Color map of the reflectivity of the subradiant state $|{-}^{″}\rangle$ as a function of the incident laser power and of the QDs detuning ${\mathrm{\Delta }}_{12}=\frac{{\omega }_1-{\omega }_2}{2}$. Dipole-dipole interaction is kept the same with ${\mathrm{\Omega }}_{12}=31\mu \mathrm{eV}$. The laser and cavity frequency are set to ${\omega }_L={\omega }_c=\frac{{\omega }_1+{\omega }_2}{2}-\sqrt{{\mathrm{\Delta }}_{12}^2+{\mathrm{\Omega }}_{12}^2}$, in resonance with $|{-}^{″}\rangle$. The subradiant state saturates at lower incident power for smaller detuning since its antisymmetric component is more pronounced. For very small detuning the state is completely antisymmetric and dark and doesn't couple to cavity. Inset: ${\mu }^2$ the coefficient controlling the critical photon number for the subradiant state as a function of detuning.

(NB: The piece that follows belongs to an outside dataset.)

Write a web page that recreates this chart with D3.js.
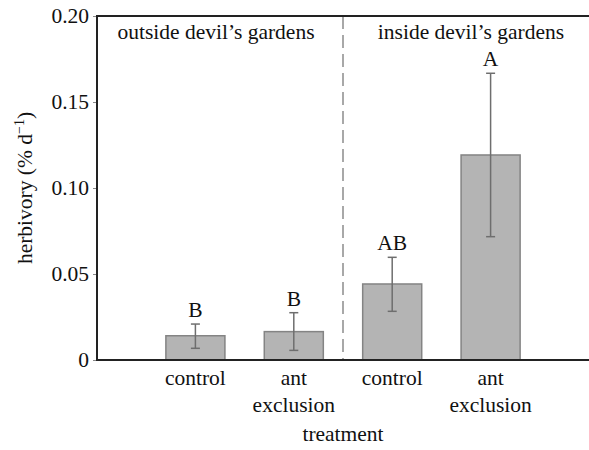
<!DOCTYPE html>
<html><head><meta charset="utf-8">
<script src="https://cdn.jsdelivr.net/npm/d3@7"></script>
<style>body{margin:0;background:#fff;}</style>
</head><body><svg id="c" width="589" height="450"></svg>
<script>
const categories = ["oc","oa","ic","ia"];
const catLines = [["control"],["ant","exclusion"],["control"],["ant","exclusion"]];
const means = [0.0141, 0.0165, 0.0442, 0.1192];
const errLow = [0.0068, 0.0056, 0.0283, 0.0717];
const errHigh = [0.0209, 0.0275, 0.0597, 0.1667];
const letters = ["B","B","AB","A"];
const groups = ["outside devil\u2019s gardens","inside devil\u2019s gardens"];
const yTicks = [0, 0.05, 0.10, 0.15, 0.20];
const yTickLabels = ["0","0.05","0.10","0.15","0.20"];

const FONT = "Liberation Serif, DejaVu Serif, Noto Serif, Tinos, Times New Roman, Times, serif";
const svg = d3.select("#c");
const L = 97, R = 589, T = 16, B = 360;
const y = d3.scaleLinear().domain([0,0.2]).range([B,T]);
const x = d3.scaleBand().domain(categories).range([L, R]).paddingInner(0.4).paddingOuter(0.7);
const fs = 21.5;
function txt(sel){ return sel.style("font-family",FONT).style("font-size",fs+"px").attr("fill","#111"); }

// bars
svg.selectAll("rect.bar").data(categories).enter().append("rect")
  .attr("x", d=>x(d)).attr("width", x.bandwidth())
  .attr("y", (d,i)=>y(means[i])).attr("height",(d,i)=>y(0)-y(means[i]))
  .attr("fill","#b4b4b4").attr("stroke","#848484").attr("stroke-width",1.5);

// error bars
const eg = svg.append("g").attr("stroke","#6e6e6e").attr("stroke-width",1.5);
categories.forEach((c,i)=>{
  const cx = x(c)+x.bandwidth()/2;
  eg.append("line").attr("x1",cx).attr("x2",cx).attr("y1",y(errLow[i])).attr("y2",y(errHigh[i]));
  eg.append("line").attr("x1",cx-4.5).attr("x2",cx+4.5).attr("y1",y(errLow[i])).attr("y2",y(errLow[i]));
  eg.append("line").attr("x1",cx-4.5).attr("x2",cx+4.5).attr("y1",y(errHigh[i])).attr("y2",y(errHigh[i]));
  txt(svg.append("text")).attr("x",cx).attr("y",y(errHigh[i])-7).attr("text-anchor","middle").text(letters[i]);
});

// dashed separator
const sepX = (x(categories[1])+x.bandwidth()/2 + x(categories[2])+x.bandwidth()/2)/2;
svg.append("line").attr("x1",sepX).attr("x2",sepX).attr("y1",T).attr("y2",B)
  .attr("stroke","#a8a8a8").attr("stroke-width",2).attr("stroke-dasharray","13,6");

// group titles
[0,1].forEach(g=>{
  const cx = g===0 ? (L+sepX)/2 - 4 : (sepX+R)/2 + 5;
  txt(svg.append("text")).attr("x",cx).attr("y",39).attr("text-anchor","middle").text(groups[g]);
});

// y axis
const ya = svg.append("g").attr("transform",`translate(${L},0)`)
  .call(d3.axisLeft(y).tickValues(yTicks).tickFormat((d,i)=>yTickLabels[i]).tickSize(4).tickPadding(4));
ya.select(".domain").remove();
ya.selectAll("line").attr("stroke","#888");
txt(ya.selectAll("text"));

// x axis labels
const xa = svg.append("g").attr("transform",`translate(0,${B})`)
  .call(d3.axisBottom(x).tickSize(0).tickFormat(""));
xa.select(".domain").remove();
categories.forEach((c,i)=>{
  const cx = x(c)+x.bandwidth()/2;
  const t = txt(svg.append("text")).attr("text-anchor","middle");
  catLines[i].forEach((s,k)=>t.append("tspan").attr("x",cx).attr("y",385+k*26.5).text(s));
});

// frame lines
svg.append("line").attr("x1",L).attr("x2",R).attr("y1",T).attr("y2",T).attr("stroke","#222").attr("stroke-width",2);
svg.append("line").attr("x1",L).attr("x2",R).attr("y1",B).attr("y2",B).attr("stroke","#222").attr("stroke-width",2);
svg.append("line").attr("x1",L).attr("x2",L).attr("y1",T-1).attr("y2",B+1).attr("stroke","#222").attr("stroke-width",2);

// axis titles
txt(svg.append("text")).attr("x",343).attr("y",441).attr("text-anchor","middle").text("treatment");
const yl = txt(svg.append("text")).attr("transform",`translate(32,${(T+B)/2}) rotate(-90)`).attr("text-anchor","middle");
yl.append("tspan").text("herbivory (% d");
yl.append("tspan").attr("dy",-8).style("font-size","14px").text("\u22121");
yl.append("tspan").attr("dy",8).text(")");
</script></body></html>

Parameters as in Fig. 6.

Figure 8

Normalized second-order correlation function $g_2\left(\tau \right)$ as a function of delay between two detections. In dotted black for one quantum dot; in dashed blue for the superradiant state $|{+}^{″}\rangle$ with ${\mathrm{\Delta }}_{12}=20\mu \mathrm{eV}$. The subradiant state $|{-}^{″}\rangle$ has been shown at two different detunings ${\mathrm{\Delta }}_{12}=20\mu \mathrm{eV}$ in solid red and ${\mathrm{\Delta }}_{12}=10\mu \mathrm{eV}$ in dashed-dotted yellow. The cavity and laser frequency are matched to the respective state and $P_{\mathrm{laser}}=10\text{pW}$. Parameters are the same as in Fig. 6.